Ci troviamo in una situazione simile a quella del 2022-2023, in cui i sondaggi indicano un rischio significativo, ma i dati reali rimangono molto stabili. Questo è senza dubbio ciò che mantiene le previsioni di crescita a un livello costantemente alto. Tuttavia, anche in questo caso, siamo un po’ più preoccupati del consensus: a differenza del 2022-2023, ci sono meno risparmi e quindi nessuna riserva per i consumatori. Nei prossimi mesi riteniamo quindi probabile una riduzione dei consumi, una volta che gli effetti della guerra commerciale si faranno sentire, cosa che dovrebbe iniziare a verificarsi nei prossimi 3 mesi. I sondaggi del Conference Board e quelli relativi alle intenzioni di investimento sono al momento a livelli storicamente preoccupanti, cosa che ci risulta difficile da ignorare.
Dobbiamo anche ricordare che questa volta la Fed non sarà anticipatrice, quanto piuttosto reattiva. Se le attese di inflazione sono attendibili, come storicamente sono nel breve termine, nella seconda metà dell’anno la Federal Reserve si troverà di fronte a un’inflazione core (implicita) superiore al 3,5%, che le consentirà di abbassare i tassi solo in caso di forte calo dell’attività economica, soprattutto sul mercato del lavoro. A giugno o luglio la Fed avrà dati sufficienti per agire? Probabilmente no. Pertanto, la Fed non dovrebbe essere considerata un sostegno per i mercati, come è invece spesso accaduto in passato.
Cosa possiamo trarre dalla reazione dei mercati in questa fase?
Nell’eurozona la situazione è un po’ più chiara. La crescita rimane debole e in calo a causa delle attuali incertezze, ma non sta precipitando. Le attese sono per un graduale aggiustamento al ribasso. Per quanto riguarda l’inflazione, la BCE dovrebbe affrontare meno problemi nonostante l’elevata inflazione di aprile legata ad aggiustamenti stagionali in prossimità della Pasqua. Anche il rialzo dell’euro e il calo del prezzo del petrolio sono buone notizie per il Vecchio continente.
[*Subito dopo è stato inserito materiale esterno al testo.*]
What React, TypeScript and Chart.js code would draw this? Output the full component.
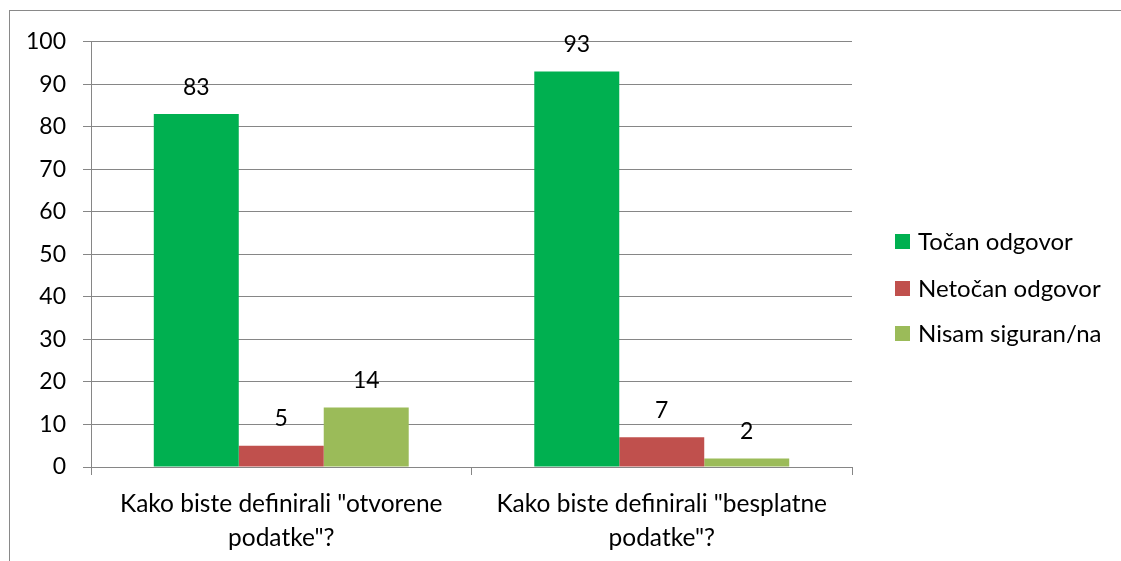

Questi ultimi punti fanno ben sperare per la crescita globale nel medio termine, ma non sono sufficienti a compensare gli effetti negativi a breve termine. Il declino del dollaro ha storicamente avuto effetti benefici: rilancio del commercio globale, alleggerimento del peso del debito denominato in dollari per i Paesi emergenti e aumento dei prezzi delle materie prime. Pertanto, i mercati emergenti dell’America Latina appaiono attualmente in una buona posizione: sono raramente presi di mira dall’amministrazione Trump e beneficeranno ampiamente dell’apprezzamento delle loro valute (alto debito in dollari e alta inflazione). La stessa logica si applica al calo dei prezzi del petrolio, che dovrebbe ridurre i costi delle imprese e migliorare il potere d’acquisto.
È quindi possibile che i mercati siano sorpresi dalla resilienza della crescita globale in una fase successiva, ma riteniamo che sia troppo presto per avvertire questi effetti positivi.
Rimaniamo quindi cauti in questo momento, pur consapevoli che le politiche possono cambiare la situazione in qualsiasi momento. Anche l’annuncio di tagli fiscali da parte dell’amministrazione USA (il 4 luglio secondo Bessent) potrebbe essere di sostegno al mercato, ma il suo finanziamento appare per il momento incerto e potenzialmente pericoloso per la parte lunga della curva dei rendimenti USA, già sotto pressione.
AZIONARIO: Il forte rimbalzo dei titoli azionari non riflette adeguatamente i rischi per la crescita economica e, di conseguenza, per i profitti, in particolare negli Stati Uniti.
CREDITO: La stessa cautela è raccomandata anche per il credito, dato che gli spread continuano ad essere molto ristretti.
TASSI D’INTERESSE: Manteniamo una preferenza per i tassi in euro, in un contesto di rischio inflattivo in calo e di messaggi sempre più accomodanti da parte delle banche centrali. Prediligiamo la parte breve della curva dei rendimenti USA.
OUTLOOK DI MAGGIO: L’incertezza rimane elevata, legata alle decisioni politiche. Lo scenario di base dei mercati sembra attualmente un po’ troppo ottimistico, visti i rischi potenziali. Il pericolo di delusioni in merito ai negoziati commerciali in corso appare elevato, il che potrebbe ribaltare le prospettive ottimistiche degli investitori.